**Task instructions:** Retype nothing but the lines from the start of the material up to and including the line with "rectangle (30.833, 16.267);". Pictures don't belong in the copy.

**Data lines:**
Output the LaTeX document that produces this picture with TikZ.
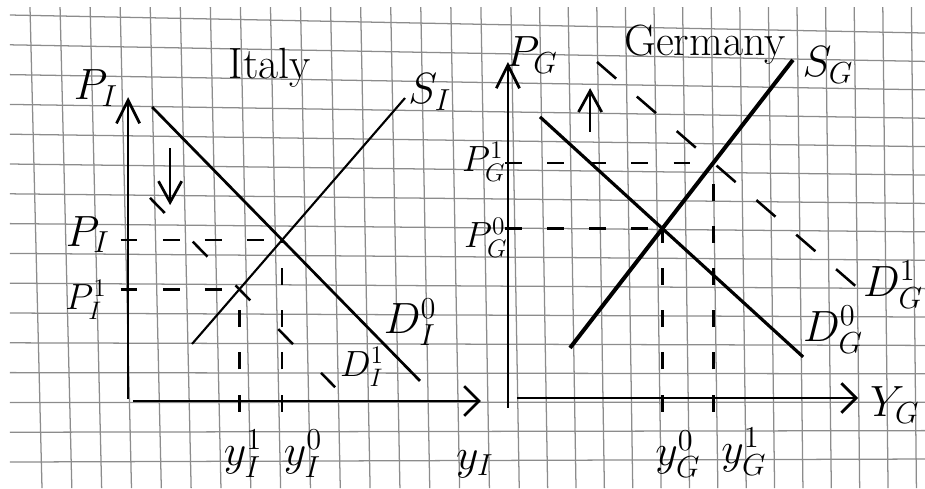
\documentclass[tikz,border=0pt]{standalone}
\usepackage{amsmath}
\usepackage{tikz}
\usetikzlibrary{arrows.meta, calc, intersections}
\tikzset{
    % squared paper in the background
    gridline/.style={black!45, line width=0.6pt},
    % price axis and quantity axis
    axis/.style={line width=1.3pt, -{Straight Barb[length=11pt, width=11pt]}},
    qaxis/.style={line width=1.3pt, -{Straight Barb[length=7pt, width=14pt]}},
    % supply and demand schedules
    curve/.style={line width=1.3pt},
    boldcurve/.style={line width=1.9pt},
    % shifted demand schedule
    newcurve/.style={line width=1.2pt, dash pattern=on 10pt off 19pt},
    % dashed guide lines down to the axes
    guide/.style={line width=1.2pt, dash pattern=on 8pt off 12pt},
    % direction of the price change
    pricearrow/.style={line width=1.3pt, -{Straight Barb[length=10pt, width=11pt]}},
    % labels
    lbl/.style={font=\huge, inner sep=1pt},
    smalllbl/.style={font=\LARGE, inner sep=1pt},
    countryname/.style={font=\huge, inner sep=1pt},
}

\begin{document}
\begin{tikzpicture}[x=0.5cm, y=0.5cm]

    \useasboundingbox (0, 0) rectangle (30.833, 16.267);

    % ---- squared paper ----
    \foreach \k in {0,...,30}{
        \pgfmathsetmacro{\xt}{\k<17 ? 30+30.06*\k : 511+28.6*(\k-16)}
        \pgfmathsetmacro{\xb}{\xt+12-7*\k/30}
        \draw[gridline] (\xt/30, 16.03) -- (\xb/30, 0);
    }
    \foreach \j in {0,...,15}{
        \draw[gridline] (0.33, {(473-29.8*\j)/30}) -- (30.83, {(455-28.4*\j)/30});
    }

    % ---- Italy ----
    \coordinate (IyB) at (4.27, 2.97);
    \coordinate (IyT) at (4.27, 13.03);
    \coordinate (IxL) at (4.43, 2.9);
    \coordinate (IxR) at (16.03, 2.9);
    \draw[axis] (IyB) -- (IyT);
    \draw[qaxis] (IxL) -- (IxR);

    \coordinate (DI0a) at (5.07, 12.7);
    \coordinate (DI0b) at (14.0, 3.57);
    \coordinate (SIa)  at (6.4, 4.8);
    \coordinate (SIb)  at (13.5, 13.0);
    \coordinate (DI1a) at (5.0, 9.67);
    \coordinate (DI1b) at (11.17, 3.36);

    \draw[curve, name path=di0] (DI0a) -- (DI0b);
    \draw[curve, line width=1pt, name path=si] (SIa) -- (SIb);
    \draw[newcurve, name path=di1] (DI1a) -- (DI1b);
    \path[name intersections={of=di0 and si, by=EI0}];
    \path[name intersections={of=di1 and si, by=EI1}];

    % guides to both axes
    \draw[guide] ($(EI0 -| IyB)+(-0.25,0)$) -- (EI0);
    \draw[guide] ($(EI1 -| IyB)+(-0.25,0)$) -- (EI1);
    \draw[guide] ($(EI0 |- IxL)+(0,-0.35)$) -- (EI0);
    \draw[guide] ($(EI1 |- IxL)+(0,-0.35)$) -- (EI1);

    % price falls
    \coordinate (dnA) at (5.67, 11.33);
    \coordinate (dnB) at (5.67, 9.43);
    \draw[pricearrow] (dnA) -- (dnB);

    \node[countryname] (italy) at (9.0, 14.0) {Italy};
    \node[lbl] (pI)   at (3.2, 13.33) {$P_I$};
    \node[lbl] (pI0)  at (2.93, 8.45) {$P_I$};
    \node[smalllbl] (pI1) at (2.87, 6.27) {$P_I^1$};
    \node[lbl] (sI)  at (14.33, 13.2) {$S_I$};
    \node[lbl] (dI0) at (13.67, 5.53) {$D_I^0$};
    \node[smalllbl] (dI1) at (12.07, 4.03) {$D_I^1$};
    \node[lbl] (yI1) at (8.1, 1.15)  {$y_I^1$};
    \node[lbl] (yI0) at (10.1, 1.15) {$y_I^0$};
    \node[lbl] (yI)  at (15.83, 0.8) {$y_I$};

    % ---- Germany ----
    \coordinate (GyB) at (16.93, 2.67);
    \coordinate (GyT) at (16.93, 14.2);
    \coordinate (GxL) at (17.23, 3.0);
    \coordinate (GxR) at (28.6, 3.0);
    \draw[axis] (GyB) -- (GyT);
    \draw[qaxis] (GxL) -- (GxR);

    \coordinate (SGa)  at (19.0, 4.67);
    \coordinate (SGb)  at (26.43, 14.27);
    \coordinate (DG0a) at (18.0, 12.37);
    \coordinate (DG0b) at (26.77, 4.37);
    \coordinate (DG1a) at (19.9, 14.2);
    \coordinate (DG1b) at (28.67, 6.6);

    \draw[boldcurve, name path=sg] (SGa) -- (SGb);
    \draw[curve, line width=1.5pt, name path=dg0] (DG0a) -- (DG0b);
    \draw[newcurve, dash pattern=on 12pt off 13pt, name path=dg1] (DG1a) -- (DG1b);
    \path[name intersections={of=dg0 and sg, by=EG0}];
    \path[name intersections={of=dg1 and sg, by=EG1}];

    % guides to both axes
    \draw[guide] ($(EG0 -| GyB)+(-0.1,0)$) -- (EG0);
    \draw[guide] ($(EG1 -| GyB)+(-0.1,0)$) -- (EG1);
    \draw[guide] ($(EG0 |- GxL)+(0,-0.45)$) -- (EG0);
    \draw[guide] ($(EG1 |- GxL)+(0,-0.45)$) -- (EG1);

    % price rises
    \coordinate (upA) at (19.67, 11.87);
    \coordinate (upB) at (19.67, 13.33);
    \draw[pricearrow] (upA) -- (upB);

    \node[countryname] (germany) at (23.5, 14.77) {Germany};
    \node[lbl] (pG)   at (17.73, 14.43) {$P_G$};
    \node[smalllbl] (pG1) at (16.13, 10.87) {$P_G^1$};
    \node[smalllbl] (pG0) at (16.2, 8.33)   {$P_G^0$};
    \node[lbl] (sG)  at (27.6, 14.1)   {$S_G$};
    \node[lbl] (dG0) at (27.77, 5.27)  {$D_G^0$};
    \node[lbl] (dG1) at (29.77, 6.77)  {$D_G^1$};
    \node[lbl] (yG0) at (22.6, 1.13)  {$y_G^0$};
    \node[lbl] (yG1) at (24.8, 1.2)   {$y_G^1$};
    \node[lbl] (YG)  at (29.83, 2.77) {$Y_G$};

\end{tikzpicture}
\end{document}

**Task result:**
Output the LaTeX document that produces this picture with TikZ.
\documentclass[tikz,border=0pt]{standalone}
\usepackage{amsmath}
\usepackage{tikz}
\usetikzlibrary{arrows.meta, calc, intersections}
\tikzset{
    % squared paper in the background
    gridline/.style={black!45, line width=0.6pt},
    % price axis and quantity axis
    axis/.style={line width=1.3pt, -{Straight Barb[length=11pt, width=11pt]}},
    qaxis/.style={line width=1.3pt, -{Straight Barb[length=7pt, width=14pt]}},
    % supply and demand schedules
    curve/.style={line width=1.3pt},
    boldcurve/.style={line width=1.9pt},
    % shifted demand schedule
    newcurve/.style={line width=1.2pt, dash pattern=on 10pt off 19pt},
    % dashed guide lines down to the axes
    guide/.style={line width=1.2pt, dash pattern=on 8pt off 12pt},
    % direction of the price change
    pricearrow/.style={line width=1.3pt, -{Straight Barb[length=10pt, width=11pt]}},
    % labels
    lbl/.style={font=\huge, inner sep=1pt},
    smalllbl/.style={font=\LARGE, inner sep=1pt},
    countryname/.style={font=\huge, inner sep=1pt},
}

\begin{document}
\begin{tikzpicture}[x=0.5cm, y=0.5cm]

    \useasboundingbox (0, 0) rectangle (30.833, 16.267);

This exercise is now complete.